Since this is an ISM thread, I tend to focus on the big picture that ISM writes about here:
Yes. Feb 2019 for me. Even though I understand the skepticism that tool has garnered****, it was the first time I considered the notion of riding low-mid tempo deliberately and as a central part of my training. So it was an important step for me. I joked with my roadie buddies that I trained “like a triathlete” because at the time the only TR workouts I could find at .75-.80 IF were in the triathlon plans. LOL “How is this EVER going to improve my FTP?”, I worried.
I later refined it with Steve’s ideas and then various consults and informal discussions like this one (usually with older riders who often jokingly and semi-condescendingly said: “you know that’s just tempo, right?”).

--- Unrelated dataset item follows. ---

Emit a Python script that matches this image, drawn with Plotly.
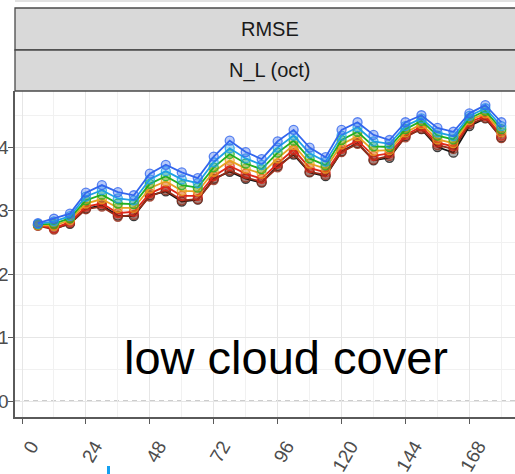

What also happened quite a bit in 2019 was much discussion about “gray zone” this and “no man’s land” that. “There are no magical zones, dear athlete, except the one I use in my coaching plan” LOL. Anyway, I’m not bitter much. I know we’ve beaten that horse to death. Just glad I finally figured out what works for me.
*****my vLamax was already .22. Despite not “needing” to lower it, I did medio work anyway. Besides the first year I rode a bike, biggest fitness improvements I’ve had…but not because of Inscyd per se…cause tempo…I guess
Or all of it.
Since January 1st I’ve been doing endless rides on county highways with cars flying by at 60-80mph. But there is a large shoulder and the Varia radar helps alert me to move over and puts me over 6’ from traffic.
Without a top tube bag I’m beginning to prefer bibs with mesh pockets, maybe I’ll get a top tube bag some day. All of my winter bib tights have pockets. Only 1 pair of summer bibs have pockets. I’m going to buy more of the summer bibs with pockets (also handy for carrying a pump!).
What I do before a ride is quickly guesstimate calories needed based on ride, cut off the top of my Cliff/granola/fig bar wrappers, and put into either my jersey or leg pockets. During the ride I grab one, take a bite, and return my hand to the bar. No real skill to hold the food with hand on handlebar. Empty wrapper goes back into the bottom of the pocket. Leftover food goes into a ziplock in the garage, for the next workout.
I’m only using liquid fuel on longer 4+ hour rides, or harder 3+ hour group rides. Below that my stomach prefers separating fuel from hydration, and my ftp is not high enough to create fueling challenges on 2-3 hour rides.
Makes a lot of sense. I know you’re no longer using TR for training, and I can understand why given your experience and perspectives. Thanks for sharing your knowledge here. For those of us that don’t invest the time in really digging into the science and how one’s body responds it sure is challenging to decide what voices to listen to in working on personal performance. Your three bullets make a lot of sense. Thanks!